Mépolizumab dans la polypose nasale et l’heure de la chirurgie s’éloigne…

La rhinosinusite chronique avec polypose nasale se caractérise par une inflammation éosinophilique locale chronique, mais aussi par une inflammation dite de type 2. Cette dernière consiste en une réponse physiologique du système immunitaire aux nombreuses agressions de l’environnement, mais dans certains cas, la réponse est excessive au point d’aboutir à une surproduction de cytokines, notamment les interleukines IL-4, IL-13 et IL-5, et par ce biais de déclencher une cascade de réactions inflammatoires délétères. Les symptômes de la rhinosinusite chronique avec polypose nasale peuvent avoir un retentissement sévère sur la plupart des dimensions de la qualité de vie et l’odorat.
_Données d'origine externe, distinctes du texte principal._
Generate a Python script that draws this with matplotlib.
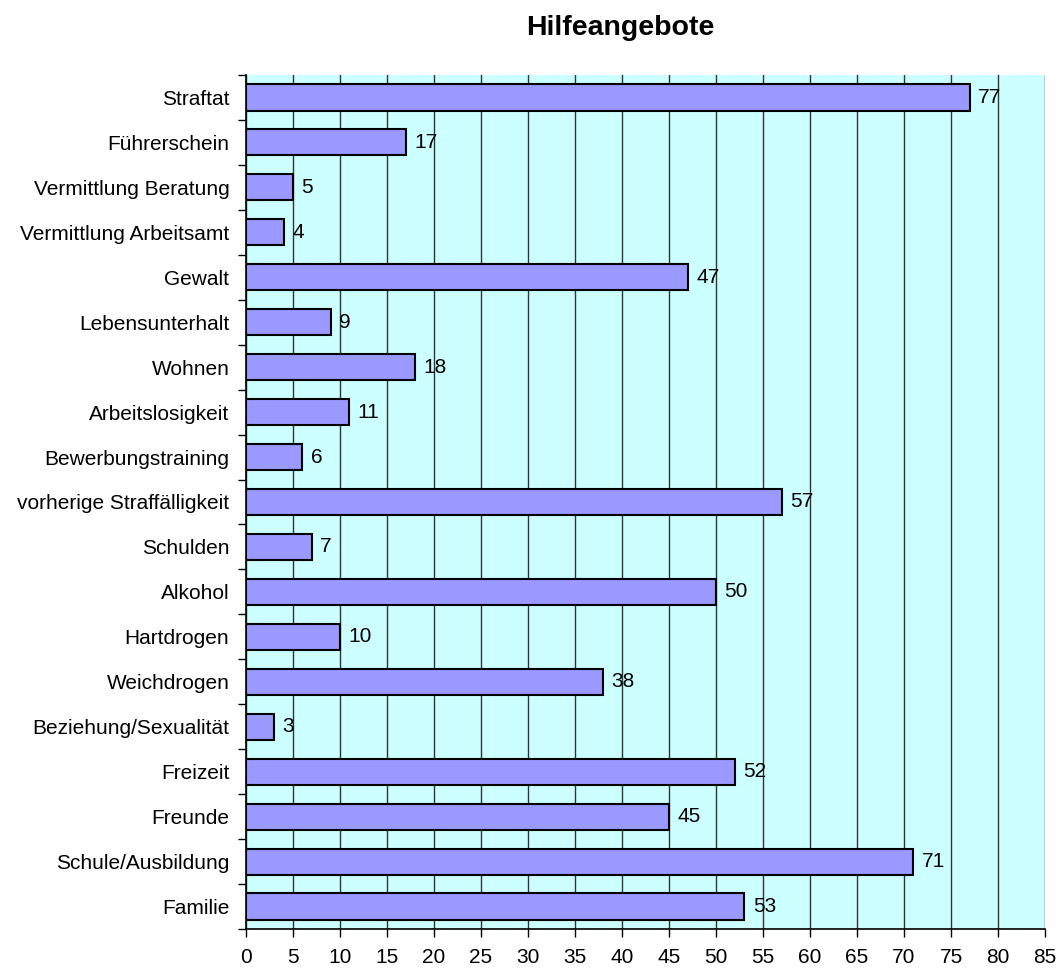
import matplotlib
matplotlib.use("Agg")
import matplotlib.pyplot as plt
import numpy as np

# categories bottom -> top
categories = ["Familie", "Schule/Ausbildung", "Freunde", "Freizeit",
              "Beziehung/Sexualität", "Weichdrogen", "Hartdrogen", "Alkohol",
              "Schulden", "vorherige Straffälligkeit", "Bewerbungstraining",
              "Arbeitslosigkeit", "Wohnen", "Lebensunterhalt", "Gewalt",
              "Vermittlung Arbeitsamt", "Vermittlung Beratung", "Führerschein",
              "Straftat"]
values = [53, 71, 45, 52, 3, 38, 10, 50, 7, 57, 6, 11, 18, 9, 47, 4, 5, 17, 77]
x_ticks = list(range(0, 90, 5))

BG = "#CCFFFF"
BAR = "#9999FF"

plt.rcParams["font.family"] = ["Liberation Sans", "DejaVu Sans"]

fig = plt.figure(figsize=(10.59, 9.69), dpi=100)
ax = fig.add_axes([0.2323, 0.0413, 0.7545, 0.8813])
ax.set_facecolor(BG)

y = np.arange(len(categories))
ax.barh(y, values, height=0.58, color=BAR, edgecolor="black", linewidth=1.5, zorder=3)
for yi, v in zip(y, values):
    ax.text(v + 0.9, yi, str(v), va="center", ha="left", fontsize=15, color="black", zorder=4)

ax.set_xlim(0, 85)
ax.set_ylim(-0.5, len(categories) - 0.5)
ax.set_xticks(x_ticks)
ax.set_xticklabels([str(t) for t in x_ticks], fontsize=15)
ax.xaxis.grid(True, color="#333333", linewidth=1.0, zorder=1)
ax.set_axisbelow(True)

ax.set_yticks(y)
ax.set_yticklabels(categories, fontsize=15)
ax.set_yticks(np.arange(-0.5, len(categories), 1), minor=True)
ax.tick_params(axis="y", which="major", length=0, pad=12)
ax.tick_params(axis="y", which="minor", length=6, width=1, direction="out")
ax.tick_params(axis="x", which="major", length=6, width=1, direction="out", pad=8)

for s in ("top", "right"):
    ax.spines[s].set_visible(False)
for s in ("left", "bottom"):
    ax.spines[s].set_linewidth(1.2)
    ax.spines[s].set_color("black")

fig.text(0.586, 0.964, "Hilfeangebote", ha="center", va="baseline",
         fontsize=20.5, fontweight="bold")

fig.savefig("out.png", dpi=100)
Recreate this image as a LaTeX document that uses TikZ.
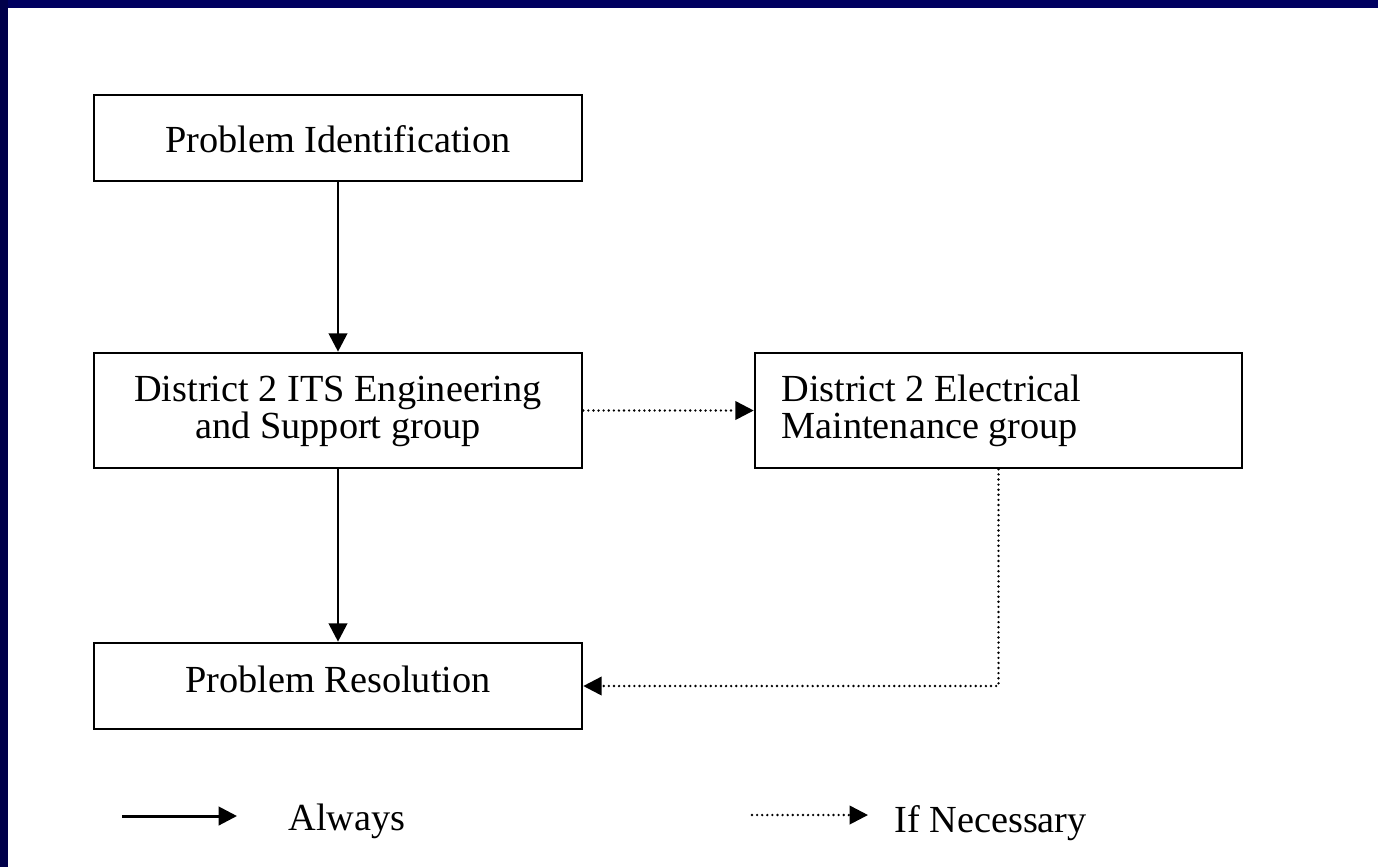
\documentclass[tikz,border=0pt]{standalone}
\usepackage{fontspec}
\setmainfont{Liberation Serif}
\usetikzlibrary{arrows.meta}
\definecolor{framenavy}{HTML}{000060}
\definecolor{sidenavy}{HTML}{00004A}

\begin{document}
\begin{tikzpicture}[x=0.02cm,y=-0.02cm,font=\fontsize{21.8}{20.5}\selectfont,
	box/.style={draw,line width=1.5pt,inner sep=0pt,minimum width=9.76cm},
	txt/.style={anchor=base,inner sep=0pt},
	always/.style={-{Triangle[length=10.5pt,width=10.5pt]},line width=1.7pt},
	ifneeded/.style={-{Triangle[length=10.5pt,width=10.5pt]},line width=1.5pt,
		line cap=round,dash pattern=on 0pt off 2.9pt}]
\useasboundingbox (0,0) rectangle (1378,867);
\fill[framenavy] (0,0) rectangle (1378,8);
\fill[sidenavy] (0,0) rectangle (8,867);
% boxes
\node[box,minimum height=1.72cm] (ident) at (338,138) {};
\node[box,minimum height=2.3cm] (its) at (338,410.5) {};
\node[box,minimum height=2.3cm,minimum width=9.74cm] (elec) at (998.5,410.5) {};
\node[box,minimum height=1.72cm] (resol) at (338,686) {};
\node[txt] (identtxt) at (338,152) {Problem Identification};
% base of a two-line node sits on its last line
\node[txt,align=center] (itstxt) at (338,438) {District 2 ITS Engineering\\and Support group};
\node[txt,align=left,anchor=base west] (electxt) at (781,438) {District 2 Electrical\\Maintenance group};
\node[txt] (resoltxt) at (338,692) {Problem Resolution};
% connectors
\draw[always] (ident) -- (its);
\draw[always] (its) -- (resol);
\draw[ifneeded] (its) -- (elec);
\draw[ifneeded] (elec) |- (resol);
% legend
\coordinate (alwaysA) at (122,816);
\coordinate (alwaysB) at (237,816);
\coordinate (neededA) at (752,815);
\coordinate (neededB) at (868,815);
\draw[always] (alwaysA) -- (alwaysB);
\draw[ifneeded] (neededA) -- (neededB);
\node[txt,anchor=base west] (alwaystxt) at (288,830) {Always};
\node[txt,anchor=base west] (neededtxt) at (894,832) {If Necessary};
\end{tikzpicture}
\end{document}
Ils peuvent même résister au traitement médical y compris une corticothérapie locale voire systémique qui tend à aggraver les lésions in situ. Les cas les plus sévères peuvent imposer un geste chirurgical qui va consister en l’ablation des polypes et de la muqueuse nasale pathologique, au prix de complications diverses, telles des hémorragies, des lésions de l’orbite ou encore des fuites de liquide céphalorachidien. Ces gestes invasifs ne mettent pas à l’abri des récidives postopératoires et quand il faut réopérer, le risque de lésions définitives de la muqueuse nasale et d’anosmie séquellaire augmente de manière substantielle. Certains facteurs prédisposent à cette évolution péjorative, qu’il s’agisse de l’importance de l’éosinophilie nasale (voire systémique), des comorbidités allergiques et de l’élévation des taux sériques d’IL-5.

Le mépolizumab est un anticorps monoclonal humanisé qui se lie à l’IL-5 et l’inactive, permettant ainsi de réduire la prolifération des éosinophiles. Ce médicament a fait la preuve de son efficacité dans le traitement de la rhinosinusite chronique avec polypose nasale. L’essai de phase III, intitulé SYNAPSE, mené à double insu contre placebo, a ainsi démontré que chez les patients atteints d’une forme récidivante et sévère de cette affection, mais aussi déjà opérés (au moins une fois), le mépolizumab améliorait les symptômes et diminuait le nombre des reprises chirurgicales comme l’illustre une analyse post-hoc plus détaillée de ses principaux résultats.

Cette étude contrôlée a inclus 407 patients, dont 201 dans le groupe placebo et 206 dans le groupe traité. Tous les participants étaient éligibles à une reprise chirurgicale du fait de l’échec des traitements médicaux, mais aussi d’une première intervention nasale. Le médicament a été administré par voie sous-cutanée à raison de 100 mg toutes les 4 semaines pendant 52 semaines.

Un risque réduit d’être sur la liste d’attente et d’être réopéré

Le délai avant l’inscription sur une liste d'attente pour une chirurgie et le délai avant la première réintervention effective (tous deux jusqu'à la semaine 52 de l’essai) ont été évalués en tant que critères de jugement principaux. Dans une analyse post hoc, a été également pris en compte le délai avant une réintervention effective, quel que soit le temps écoulé depuis la première chirurgie (plus ou moins de trois ans) avant la sélection pour être inclus dans l’étude.

Le mépolizumab par rapport au placebo a réduit le risque d'être inscrit sur la liste d’attente (semaine 52, estimation de la probabilité selon Kaplan-Meier [intervalle de confiance à 95 %] : 13,9 % [9,8 %, 19,5 %] vs. 28,5 % [22,7 %, 35,4 %]). Le mépolizumab par rapport au placebo a également réduit le risque de réintervention effective indépendamment de l’éosinophilie sanguine basale et du temps (<3 vs ≥3 ans) écoulé depuis la dernière intervention avant l’inclusion dans l'étude, les hazard ratios correspondants étant respectivement de 0,28 [IC 95 %= 0,09-0,84] et 0,50 [IC 95 % =0,26, 0,98].

Cette analyse fouillée des résultats de l’essai SYNAPSE illustre l’efficacité du mépolizumab dans le traitement de la rhinosinusite chronique avec polypose nasale sévère, récidivante et réfractaire au traitement médical. En l’occurrence, les participants avaient tous bénéficié d’une première intervention qui avait été un échec, ce qui met en exergue l’intérêt potentiel de cette biothérapie dans les formes les plus sévères de la maladie.

Dr Philippe Tellier

Référence
Fokkens WJ et coll. : Mepolizumab for chronic rhinosinusitis with nasal polyps (SYNAPSE): In-depth sinus surgery analysis. Allergy. 2023 ;78(3):812-821. doi: 10.1111/all.15434.